Can I get my speeding ticket reduced?

Asked over 1 year ago - Los Angeles, CA

I had received a speeding ticket about a year ago and i just recently went to court. He gave me a fine of 868 bucks which i cant pay because i am a full time student. I had ask the clerk for a new court date because i cant pay this amount. Is there a chance that I can get the fine reduced? I will pay a lower amount but am way to busy for community service.

Attorney answers (3)

  1. Mohammad Ali Salimi

    Contributor Level 12

    Answered . It sounds like the higher fine is because of a failure to appear on the original speeding ticket. You may not like this advice but you should've reached out to a lawyer before you appeared in court - it makes it much more difficult to do anything now. There is no fee lowering - you pay the corresponding fine of what you were convicted for. In order to get a lower fine, you need to not be convicted of whatever carries that fine.

    You could try finding a traffic court attorney to reopen the underlying speeding charge so that there can be an appearance made on your behalf and then, at that time, try and get the underlying charge dismissed so that the fine is reduced. However, it seems like you've already pled guilty to the underlying charge in court - is my assumption correct? If so, your best bet is to simply go back to court and ask for an "extension period" to repay the fine amount.
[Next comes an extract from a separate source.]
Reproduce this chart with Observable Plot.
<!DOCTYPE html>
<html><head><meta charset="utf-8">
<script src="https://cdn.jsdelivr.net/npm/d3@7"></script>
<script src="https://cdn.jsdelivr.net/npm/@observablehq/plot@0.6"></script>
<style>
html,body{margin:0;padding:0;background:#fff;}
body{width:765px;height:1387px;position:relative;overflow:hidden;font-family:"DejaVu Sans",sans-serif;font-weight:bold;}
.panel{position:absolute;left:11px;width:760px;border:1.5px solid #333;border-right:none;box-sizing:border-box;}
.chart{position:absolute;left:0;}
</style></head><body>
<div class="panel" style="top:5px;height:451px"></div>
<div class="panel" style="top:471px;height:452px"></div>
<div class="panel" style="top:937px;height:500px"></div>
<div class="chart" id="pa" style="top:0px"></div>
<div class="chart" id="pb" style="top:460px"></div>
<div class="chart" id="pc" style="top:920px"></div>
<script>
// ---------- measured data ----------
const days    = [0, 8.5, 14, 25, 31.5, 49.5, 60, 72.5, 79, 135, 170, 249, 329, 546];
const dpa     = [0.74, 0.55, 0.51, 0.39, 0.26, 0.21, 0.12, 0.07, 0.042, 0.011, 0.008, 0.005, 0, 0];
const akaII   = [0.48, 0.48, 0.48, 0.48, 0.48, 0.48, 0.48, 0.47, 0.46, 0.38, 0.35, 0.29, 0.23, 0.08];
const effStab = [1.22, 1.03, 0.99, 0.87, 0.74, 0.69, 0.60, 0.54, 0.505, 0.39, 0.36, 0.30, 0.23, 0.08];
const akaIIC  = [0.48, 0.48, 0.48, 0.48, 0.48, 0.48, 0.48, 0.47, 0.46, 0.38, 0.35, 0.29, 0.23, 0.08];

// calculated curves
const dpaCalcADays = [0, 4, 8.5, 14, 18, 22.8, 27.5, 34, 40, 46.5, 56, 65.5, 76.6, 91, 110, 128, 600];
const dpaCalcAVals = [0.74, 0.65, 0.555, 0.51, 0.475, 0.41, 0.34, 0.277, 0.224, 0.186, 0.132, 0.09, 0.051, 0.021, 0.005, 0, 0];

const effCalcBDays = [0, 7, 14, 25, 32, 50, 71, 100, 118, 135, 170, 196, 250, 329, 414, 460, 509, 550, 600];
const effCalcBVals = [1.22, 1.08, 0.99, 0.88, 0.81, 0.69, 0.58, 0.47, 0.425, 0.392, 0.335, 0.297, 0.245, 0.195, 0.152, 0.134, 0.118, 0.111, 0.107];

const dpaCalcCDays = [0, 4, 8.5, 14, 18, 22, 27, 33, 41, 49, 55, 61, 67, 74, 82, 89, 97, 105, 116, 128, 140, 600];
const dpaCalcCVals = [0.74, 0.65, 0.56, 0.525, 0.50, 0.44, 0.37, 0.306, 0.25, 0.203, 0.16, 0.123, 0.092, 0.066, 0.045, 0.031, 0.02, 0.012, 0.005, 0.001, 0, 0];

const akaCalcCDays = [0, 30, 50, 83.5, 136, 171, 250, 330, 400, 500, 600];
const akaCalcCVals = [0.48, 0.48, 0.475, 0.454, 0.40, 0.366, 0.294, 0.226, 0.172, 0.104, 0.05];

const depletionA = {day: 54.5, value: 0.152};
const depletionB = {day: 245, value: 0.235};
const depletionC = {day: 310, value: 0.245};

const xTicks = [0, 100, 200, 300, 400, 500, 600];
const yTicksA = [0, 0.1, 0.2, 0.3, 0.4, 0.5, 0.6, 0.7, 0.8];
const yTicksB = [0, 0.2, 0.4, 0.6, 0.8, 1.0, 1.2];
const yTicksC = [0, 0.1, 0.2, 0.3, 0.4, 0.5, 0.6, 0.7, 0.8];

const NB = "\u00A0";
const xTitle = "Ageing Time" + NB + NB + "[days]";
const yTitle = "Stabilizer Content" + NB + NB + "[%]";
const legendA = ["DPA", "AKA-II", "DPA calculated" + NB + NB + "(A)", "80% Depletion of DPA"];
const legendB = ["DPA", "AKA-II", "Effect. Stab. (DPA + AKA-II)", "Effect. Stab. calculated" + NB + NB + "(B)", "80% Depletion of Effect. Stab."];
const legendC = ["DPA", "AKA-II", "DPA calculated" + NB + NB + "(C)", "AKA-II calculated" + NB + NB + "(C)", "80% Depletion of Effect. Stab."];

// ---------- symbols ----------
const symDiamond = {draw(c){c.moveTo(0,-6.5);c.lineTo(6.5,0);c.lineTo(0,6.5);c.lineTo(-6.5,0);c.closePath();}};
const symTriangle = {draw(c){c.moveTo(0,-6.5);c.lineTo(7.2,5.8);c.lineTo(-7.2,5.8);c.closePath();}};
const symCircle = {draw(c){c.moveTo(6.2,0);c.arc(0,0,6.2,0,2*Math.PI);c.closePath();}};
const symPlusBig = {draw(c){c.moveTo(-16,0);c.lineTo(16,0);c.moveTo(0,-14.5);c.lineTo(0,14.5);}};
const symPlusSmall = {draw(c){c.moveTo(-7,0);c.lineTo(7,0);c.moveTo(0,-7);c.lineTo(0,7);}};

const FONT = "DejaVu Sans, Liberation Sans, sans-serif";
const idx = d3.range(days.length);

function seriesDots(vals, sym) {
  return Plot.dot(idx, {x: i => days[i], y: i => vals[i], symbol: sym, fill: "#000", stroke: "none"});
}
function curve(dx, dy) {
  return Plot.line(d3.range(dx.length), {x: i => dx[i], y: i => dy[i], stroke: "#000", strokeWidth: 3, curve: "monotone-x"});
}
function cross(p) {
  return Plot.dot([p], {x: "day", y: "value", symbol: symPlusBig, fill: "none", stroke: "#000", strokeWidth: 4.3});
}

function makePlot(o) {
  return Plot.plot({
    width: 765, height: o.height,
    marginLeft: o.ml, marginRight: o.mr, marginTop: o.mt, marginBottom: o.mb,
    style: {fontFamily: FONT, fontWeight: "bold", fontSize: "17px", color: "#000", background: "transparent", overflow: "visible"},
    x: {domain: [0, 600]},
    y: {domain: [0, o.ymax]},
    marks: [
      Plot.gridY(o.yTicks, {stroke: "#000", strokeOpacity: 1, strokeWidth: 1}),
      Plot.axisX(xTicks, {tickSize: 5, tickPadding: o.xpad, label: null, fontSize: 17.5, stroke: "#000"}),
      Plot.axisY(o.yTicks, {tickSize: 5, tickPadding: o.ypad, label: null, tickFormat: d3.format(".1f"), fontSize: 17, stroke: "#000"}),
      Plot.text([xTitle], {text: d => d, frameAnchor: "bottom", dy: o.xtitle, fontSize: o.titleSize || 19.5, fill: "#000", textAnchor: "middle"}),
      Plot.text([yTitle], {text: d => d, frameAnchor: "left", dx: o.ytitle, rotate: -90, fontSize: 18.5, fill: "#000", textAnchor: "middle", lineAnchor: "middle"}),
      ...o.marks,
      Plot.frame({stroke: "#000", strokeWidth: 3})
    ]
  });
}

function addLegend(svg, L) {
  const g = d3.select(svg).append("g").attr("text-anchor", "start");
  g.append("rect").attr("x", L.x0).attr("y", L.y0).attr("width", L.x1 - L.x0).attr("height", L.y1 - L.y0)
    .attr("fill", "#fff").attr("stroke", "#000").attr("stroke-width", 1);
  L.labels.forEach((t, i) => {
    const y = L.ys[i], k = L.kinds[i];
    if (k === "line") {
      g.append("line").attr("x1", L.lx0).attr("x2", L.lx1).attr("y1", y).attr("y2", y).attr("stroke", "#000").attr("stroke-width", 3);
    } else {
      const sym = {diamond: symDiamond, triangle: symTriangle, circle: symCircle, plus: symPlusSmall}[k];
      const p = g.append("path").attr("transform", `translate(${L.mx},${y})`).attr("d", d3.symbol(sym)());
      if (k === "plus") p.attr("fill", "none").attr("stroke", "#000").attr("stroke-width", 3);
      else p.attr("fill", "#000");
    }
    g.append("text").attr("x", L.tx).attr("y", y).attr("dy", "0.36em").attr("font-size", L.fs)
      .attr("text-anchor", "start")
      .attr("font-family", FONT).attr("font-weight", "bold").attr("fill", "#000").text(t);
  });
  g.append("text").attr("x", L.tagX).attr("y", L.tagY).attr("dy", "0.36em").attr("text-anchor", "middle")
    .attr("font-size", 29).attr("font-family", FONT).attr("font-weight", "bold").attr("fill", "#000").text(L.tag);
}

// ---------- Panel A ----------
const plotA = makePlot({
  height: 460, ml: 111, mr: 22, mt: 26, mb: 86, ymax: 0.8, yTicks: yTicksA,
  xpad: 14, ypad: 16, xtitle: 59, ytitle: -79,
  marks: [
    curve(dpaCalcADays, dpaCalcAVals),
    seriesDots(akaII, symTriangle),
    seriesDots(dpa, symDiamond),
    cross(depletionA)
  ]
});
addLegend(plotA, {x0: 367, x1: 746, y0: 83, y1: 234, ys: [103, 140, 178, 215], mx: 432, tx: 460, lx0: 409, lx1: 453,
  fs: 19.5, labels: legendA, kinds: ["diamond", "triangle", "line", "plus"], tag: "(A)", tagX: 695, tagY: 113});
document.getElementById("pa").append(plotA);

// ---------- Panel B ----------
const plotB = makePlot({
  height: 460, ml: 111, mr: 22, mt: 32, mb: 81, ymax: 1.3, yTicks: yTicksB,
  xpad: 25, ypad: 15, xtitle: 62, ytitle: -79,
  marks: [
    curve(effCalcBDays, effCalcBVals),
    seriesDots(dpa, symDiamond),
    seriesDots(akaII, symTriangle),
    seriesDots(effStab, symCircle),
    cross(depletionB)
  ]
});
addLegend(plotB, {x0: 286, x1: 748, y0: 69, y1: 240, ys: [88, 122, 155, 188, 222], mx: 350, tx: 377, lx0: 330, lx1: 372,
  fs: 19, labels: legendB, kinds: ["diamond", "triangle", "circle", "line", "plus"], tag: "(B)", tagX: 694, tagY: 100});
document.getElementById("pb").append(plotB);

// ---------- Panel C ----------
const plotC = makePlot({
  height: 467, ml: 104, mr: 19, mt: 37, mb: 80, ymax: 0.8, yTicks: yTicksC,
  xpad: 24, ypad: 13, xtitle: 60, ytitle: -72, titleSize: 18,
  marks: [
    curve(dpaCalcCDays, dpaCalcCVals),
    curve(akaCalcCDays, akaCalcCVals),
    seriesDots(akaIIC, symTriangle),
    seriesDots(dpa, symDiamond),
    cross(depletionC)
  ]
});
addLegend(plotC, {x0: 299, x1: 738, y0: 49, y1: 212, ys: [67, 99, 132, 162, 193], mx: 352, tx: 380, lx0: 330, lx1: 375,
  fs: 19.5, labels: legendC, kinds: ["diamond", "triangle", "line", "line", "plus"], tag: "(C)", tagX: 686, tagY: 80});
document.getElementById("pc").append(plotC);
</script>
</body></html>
Just know that also carries a fee in order to implement....should the judge choose to provide it to you. I wish I had better news for you. Good luck!

    This is NOT legal advice. No attorney-client relationship exists.
  2. Andrew Stephen Roberts

    Pro

    Contributor Level 20

    Answered . Fight the ticket with a traffic ticket attorney. It sounds like you have a fix it ticket or failure to appear.

  3. Michael J Silveira

    Pro

    Contributor Level 13

    Answered . I agree with my colleagues. It sounds like you have a failure to appear, and that is increasing the fine.
    You should fight the case, either with the help of an attorney or on your own. Why just hand over your money to the government?